- WHAT YOU ARE ASKED TO DO:
Take the lines of the data below from the very first through the line containing "const rightRange = [20, 40];" and output them exactly, pictures excluded.

- DATA SHOWN:
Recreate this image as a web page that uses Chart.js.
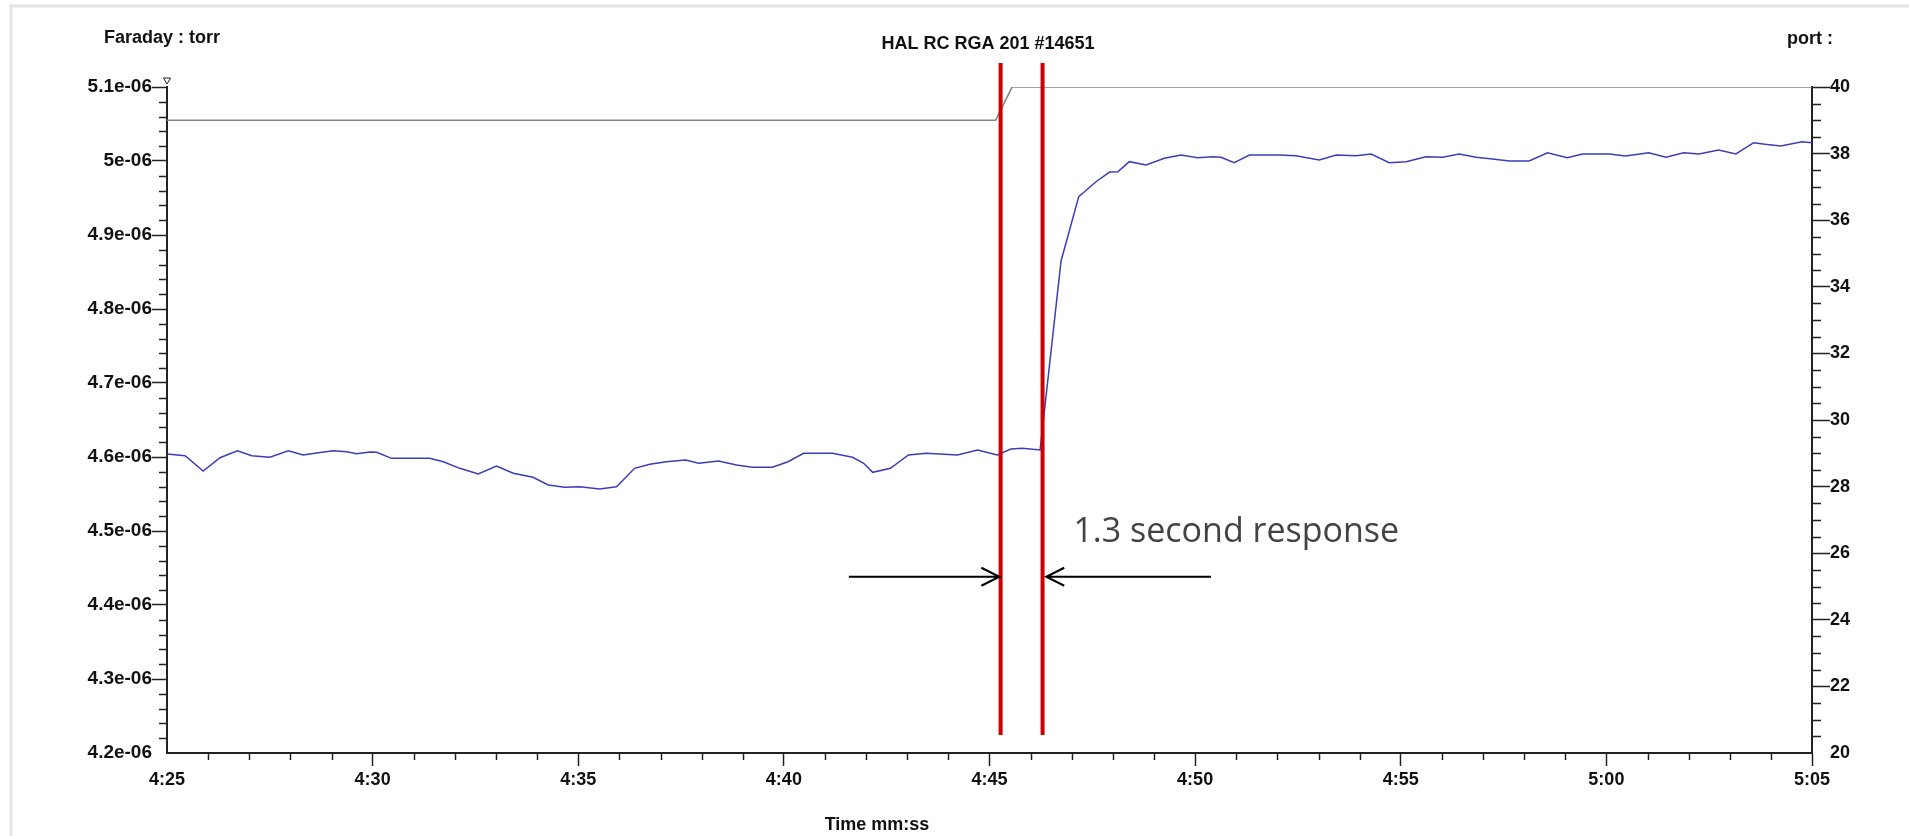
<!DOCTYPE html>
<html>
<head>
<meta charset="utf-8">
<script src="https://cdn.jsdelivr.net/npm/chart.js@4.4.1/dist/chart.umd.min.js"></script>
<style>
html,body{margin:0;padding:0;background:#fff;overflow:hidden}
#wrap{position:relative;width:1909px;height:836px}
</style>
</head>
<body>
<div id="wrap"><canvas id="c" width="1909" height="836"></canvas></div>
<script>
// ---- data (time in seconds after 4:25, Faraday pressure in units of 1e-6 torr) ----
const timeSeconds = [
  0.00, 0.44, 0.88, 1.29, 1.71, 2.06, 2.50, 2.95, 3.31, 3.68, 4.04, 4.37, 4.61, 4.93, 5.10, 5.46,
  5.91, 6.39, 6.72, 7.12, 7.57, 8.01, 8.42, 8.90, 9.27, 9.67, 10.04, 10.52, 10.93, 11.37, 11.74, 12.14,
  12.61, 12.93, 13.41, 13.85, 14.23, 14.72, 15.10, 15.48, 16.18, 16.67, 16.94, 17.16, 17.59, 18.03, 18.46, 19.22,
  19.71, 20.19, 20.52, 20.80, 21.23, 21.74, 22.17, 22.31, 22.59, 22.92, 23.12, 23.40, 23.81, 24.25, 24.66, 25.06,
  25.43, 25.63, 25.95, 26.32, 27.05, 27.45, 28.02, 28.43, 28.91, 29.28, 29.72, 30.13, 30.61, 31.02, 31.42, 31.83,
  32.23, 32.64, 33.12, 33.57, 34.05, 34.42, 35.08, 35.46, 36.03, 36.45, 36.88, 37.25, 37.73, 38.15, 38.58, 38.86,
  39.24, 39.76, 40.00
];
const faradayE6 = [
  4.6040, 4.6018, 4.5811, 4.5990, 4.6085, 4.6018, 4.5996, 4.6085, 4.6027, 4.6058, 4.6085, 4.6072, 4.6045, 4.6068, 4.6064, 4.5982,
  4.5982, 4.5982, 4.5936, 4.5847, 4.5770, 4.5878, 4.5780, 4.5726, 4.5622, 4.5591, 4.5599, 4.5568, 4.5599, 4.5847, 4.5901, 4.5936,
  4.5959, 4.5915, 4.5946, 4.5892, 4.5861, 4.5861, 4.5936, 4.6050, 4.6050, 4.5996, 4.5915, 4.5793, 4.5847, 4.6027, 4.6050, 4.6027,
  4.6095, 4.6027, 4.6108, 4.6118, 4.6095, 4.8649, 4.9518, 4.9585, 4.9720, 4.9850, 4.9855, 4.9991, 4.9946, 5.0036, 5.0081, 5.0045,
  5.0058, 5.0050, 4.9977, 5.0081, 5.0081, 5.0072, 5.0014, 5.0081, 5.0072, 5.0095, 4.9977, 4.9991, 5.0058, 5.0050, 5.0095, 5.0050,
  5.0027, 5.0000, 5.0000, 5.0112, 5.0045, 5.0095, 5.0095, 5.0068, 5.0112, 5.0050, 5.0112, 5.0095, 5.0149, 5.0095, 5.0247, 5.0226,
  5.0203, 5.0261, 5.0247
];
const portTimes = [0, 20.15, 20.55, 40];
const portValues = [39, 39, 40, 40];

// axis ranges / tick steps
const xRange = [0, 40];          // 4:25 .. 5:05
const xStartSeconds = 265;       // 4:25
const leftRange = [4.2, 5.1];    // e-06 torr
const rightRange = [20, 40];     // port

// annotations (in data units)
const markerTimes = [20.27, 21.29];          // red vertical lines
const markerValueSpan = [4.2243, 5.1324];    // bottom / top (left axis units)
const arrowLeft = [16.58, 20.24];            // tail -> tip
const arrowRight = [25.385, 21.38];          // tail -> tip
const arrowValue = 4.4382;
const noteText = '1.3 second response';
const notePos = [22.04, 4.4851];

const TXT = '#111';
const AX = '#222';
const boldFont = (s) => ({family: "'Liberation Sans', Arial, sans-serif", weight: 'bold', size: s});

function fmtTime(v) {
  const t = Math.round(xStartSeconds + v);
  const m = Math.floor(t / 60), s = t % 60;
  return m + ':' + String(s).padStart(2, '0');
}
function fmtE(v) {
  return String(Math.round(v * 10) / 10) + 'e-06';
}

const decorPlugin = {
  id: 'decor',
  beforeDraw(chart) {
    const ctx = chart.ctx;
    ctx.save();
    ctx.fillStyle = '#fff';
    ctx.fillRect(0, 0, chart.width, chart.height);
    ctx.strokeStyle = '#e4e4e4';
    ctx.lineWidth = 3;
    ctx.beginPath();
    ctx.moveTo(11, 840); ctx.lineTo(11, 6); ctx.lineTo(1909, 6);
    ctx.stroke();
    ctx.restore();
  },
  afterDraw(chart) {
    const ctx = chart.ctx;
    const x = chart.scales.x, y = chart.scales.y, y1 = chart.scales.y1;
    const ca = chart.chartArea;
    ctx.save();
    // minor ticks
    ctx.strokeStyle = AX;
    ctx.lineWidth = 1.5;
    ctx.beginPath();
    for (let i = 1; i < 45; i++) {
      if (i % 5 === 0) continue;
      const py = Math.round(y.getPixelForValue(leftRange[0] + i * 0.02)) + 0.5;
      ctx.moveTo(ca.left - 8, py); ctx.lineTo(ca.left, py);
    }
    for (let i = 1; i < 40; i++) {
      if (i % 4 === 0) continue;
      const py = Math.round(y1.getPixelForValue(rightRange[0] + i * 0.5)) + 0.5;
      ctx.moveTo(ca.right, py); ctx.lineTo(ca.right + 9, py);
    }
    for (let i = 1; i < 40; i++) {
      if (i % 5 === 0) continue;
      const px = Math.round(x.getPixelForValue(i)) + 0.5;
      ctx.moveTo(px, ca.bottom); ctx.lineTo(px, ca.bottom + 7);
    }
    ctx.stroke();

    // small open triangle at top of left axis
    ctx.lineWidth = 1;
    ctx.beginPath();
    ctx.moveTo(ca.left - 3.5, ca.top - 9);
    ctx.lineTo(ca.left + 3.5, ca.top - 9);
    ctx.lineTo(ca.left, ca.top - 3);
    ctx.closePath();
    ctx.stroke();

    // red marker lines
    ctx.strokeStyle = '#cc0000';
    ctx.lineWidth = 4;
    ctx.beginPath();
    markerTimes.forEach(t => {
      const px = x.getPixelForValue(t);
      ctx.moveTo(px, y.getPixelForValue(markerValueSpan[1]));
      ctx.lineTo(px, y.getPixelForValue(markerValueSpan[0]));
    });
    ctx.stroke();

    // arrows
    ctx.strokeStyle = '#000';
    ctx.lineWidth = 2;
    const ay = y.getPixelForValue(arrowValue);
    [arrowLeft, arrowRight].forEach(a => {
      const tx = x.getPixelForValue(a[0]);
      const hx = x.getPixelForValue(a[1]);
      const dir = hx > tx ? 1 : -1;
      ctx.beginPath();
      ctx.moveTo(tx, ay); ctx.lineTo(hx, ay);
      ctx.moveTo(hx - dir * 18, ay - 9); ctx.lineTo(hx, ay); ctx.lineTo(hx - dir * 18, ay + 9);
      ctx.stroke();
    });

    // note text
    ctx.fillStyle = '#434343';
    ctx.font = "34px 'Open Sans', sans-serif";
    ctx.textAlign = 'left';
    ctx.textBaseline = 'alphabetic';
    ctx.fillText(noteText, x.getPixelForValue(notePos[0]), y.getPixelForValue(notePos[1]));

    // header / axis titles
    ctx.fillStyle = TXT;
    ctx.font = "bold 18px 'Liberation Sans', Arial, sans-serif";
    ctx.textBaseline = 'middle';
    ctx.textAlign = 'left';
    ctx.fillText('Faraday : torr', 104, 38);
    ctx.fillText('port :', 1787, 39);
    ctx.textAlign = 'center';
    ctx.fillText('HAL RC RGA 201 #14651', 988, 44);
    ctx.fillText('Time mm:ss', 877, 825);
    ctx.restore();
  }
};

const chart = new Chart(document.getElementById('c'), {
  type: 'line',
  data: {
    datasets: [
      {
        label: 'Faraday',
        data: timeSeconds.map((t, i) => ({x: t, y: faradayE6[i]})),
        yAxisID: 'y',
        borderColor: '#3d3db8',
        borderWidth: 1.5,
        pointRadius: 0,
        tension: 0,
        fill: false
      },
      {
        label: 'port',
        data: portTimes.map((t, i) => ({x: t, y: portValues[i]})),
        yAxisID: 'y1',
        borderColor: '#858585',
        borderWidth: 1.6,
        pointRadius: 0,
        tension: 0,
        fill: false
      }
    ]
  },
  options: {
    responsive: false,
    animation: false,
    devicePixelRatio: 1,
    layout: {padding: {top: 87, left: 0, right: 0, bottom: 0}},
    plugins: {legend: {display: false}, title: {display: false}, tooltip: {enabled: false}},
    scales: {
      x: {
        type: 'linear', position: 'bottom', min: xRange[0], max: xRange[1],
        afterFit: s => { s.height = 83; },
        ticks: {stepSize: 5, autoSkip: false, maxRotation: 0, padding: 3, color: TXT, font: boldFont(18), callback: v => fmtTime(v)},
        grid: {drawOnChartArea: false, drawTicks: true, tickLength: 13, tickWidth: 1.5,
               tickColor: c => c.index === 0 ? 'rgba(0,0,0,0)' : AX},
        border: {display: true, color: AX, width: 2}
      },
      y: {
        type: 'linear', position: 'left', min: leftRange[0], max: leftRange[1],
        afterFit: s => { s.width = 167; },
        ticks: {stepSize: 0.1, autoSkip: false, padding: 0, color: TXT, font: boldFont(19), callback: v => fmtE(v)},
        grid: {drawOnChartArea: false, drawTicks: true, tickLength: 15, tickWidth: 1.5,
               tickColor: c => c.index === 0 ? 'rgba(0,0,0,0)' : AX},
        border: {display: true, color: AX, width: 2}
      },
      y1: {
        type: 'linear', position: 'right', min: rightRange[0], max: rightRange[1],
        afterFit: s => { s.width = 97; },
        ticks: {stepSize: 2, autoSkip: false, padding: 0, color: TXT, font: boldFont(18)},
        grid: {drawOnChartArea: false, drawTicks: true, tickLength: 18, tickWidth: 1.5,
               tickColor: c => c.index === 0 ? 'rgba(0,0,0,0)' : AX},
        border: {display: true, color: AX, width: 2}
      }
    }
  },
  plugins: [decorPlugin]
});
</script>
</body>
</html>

- RESULT OF THIS TASK:
Recreate this image as a web page that uses Chart.js.
<!DOCTYPE html>
<html>
<head>
<meta charset="utf-8">
<script src="https://cdn.jsdelivr.net/npm/chart.js@4.4.1/dist/chart.umd.min.js"></script>
<style>
html,body{margin:0;padding:0;background:#fff;overflow:hidden}
#wrap{position:relative;width:1909px;height:836px}
</style>
</head>
<body>
<div id="wrap"><canvas id="c" width="1909" height="836"></canvas></div>
<script>
// ---- data (time in seconds after 4:25, Faraday pressure in units of 1e-6 torr) ----
const timeSeconds = [
  0.00, 0.44, 0.88, 1.29, 1.71, 2.06, 2.50, 2.95, 3.31, 3.68, 4.04, 4.37, 4.61, 4.93, 5.10, 5.46,
  5.91, 6.39, 6.72, 7.12, 7.57, 8.01, 8.42, 8.90, 9.27, 9.67, 10.04, 10.52, 10.93, 11.37, 11.74, 12.14,
  12.61, 12.93, 13.41, 13.85, 14.23, 14.72, 15.10, 15.48, 16.18, 16.67, 16.94, 17.16, 17.59, 18.03, 18.46, 19.22,
  19.71, 20.19, 20.52, 20.80, 21.23, 21.74, 22.17, 22.31, 22.59, 22.92, 23.12, 23.40, 23.81, 24.25, 24.66, 25.06,
  25.43, 25.63, 25.95, 26.32, 27.05, 27.45, 28.02, 28.43, 28.91, 29.28, 29.72, 30.13, 30.61, 31.02, 31.42, 31.83,
  32.23, 32.64, 33.12, 33.57, 34.05, 34.42, 35.08, 35.46, 36.03, 36.45, 36.88, 37.25, 37.73, 38.15, 38.58, 38.86,
  39.24, 39.76, 40.00
];
const faradayE6 = [
  4.6040, 4.6018, 4.5811, 4.5990, 4.6085, 4.6018, 4.5996, 4.6085, 4.6027, 4.6058, 4.6085, 4.6072, 4.6045, 4.6068, 4.6064, 4.5982,
  4.5982, 4.5982, 4.5936, 4.5847, 4.5770, 4.5878, 4.5780, 4.5726, 4.5622, 4.5591, 4.5599, 4.5568, 4.5599, 4.5847, 4.5901, 4.5936,
  4.5959, 4.5915, 4.5946, 4.5892, 4.5861, 4.5861, 4.5936, 4.6050, 4.6050, 4.5996, 4.5915, 4.5793, 4.5847, 4.6027, 4.6050, 4.6027,
  4.6095, 4.6027, 4.6108, 4.6118, 4.6095, 4.8649, 4.9518, 4.9585, 4.9720, 4.9850, 4.9855, 4.9991, 4.9946, 5.0036, 5.0081, 5.0045,
  5.0058, 5.0050, 4.9977, 5.0081, 5.0081, 5.0072, 5.0014, 5.0081, 5.0072, 5.0095, 4.9977, 4.9991, 5.0058, 5.0050, 5.0095, 5.0050,
  5.0027, 5.0000, 5.0000, 5.0112, 5.0045, 5.0095, 5.0095, 5.0068, 5.0112, 5.0050, 5.0112, 5.0095, 5.0149, 5.0095, 5.0247, 5.0226,
  5.0203, 5.0261, 5.0247
];
const portTimes = [0, 20.15, 20.55, 40];
const portValues = [39, 39, 40, 40];

// axis ranges / tick steps
const xRange = [0, 40];          // 4:25 .. 5:05
const xStartSeconds = 265;       // 4:25
const leftRange = [4.2, 5.1];    // e-06 torr
const rightRange = [20, 40];     // port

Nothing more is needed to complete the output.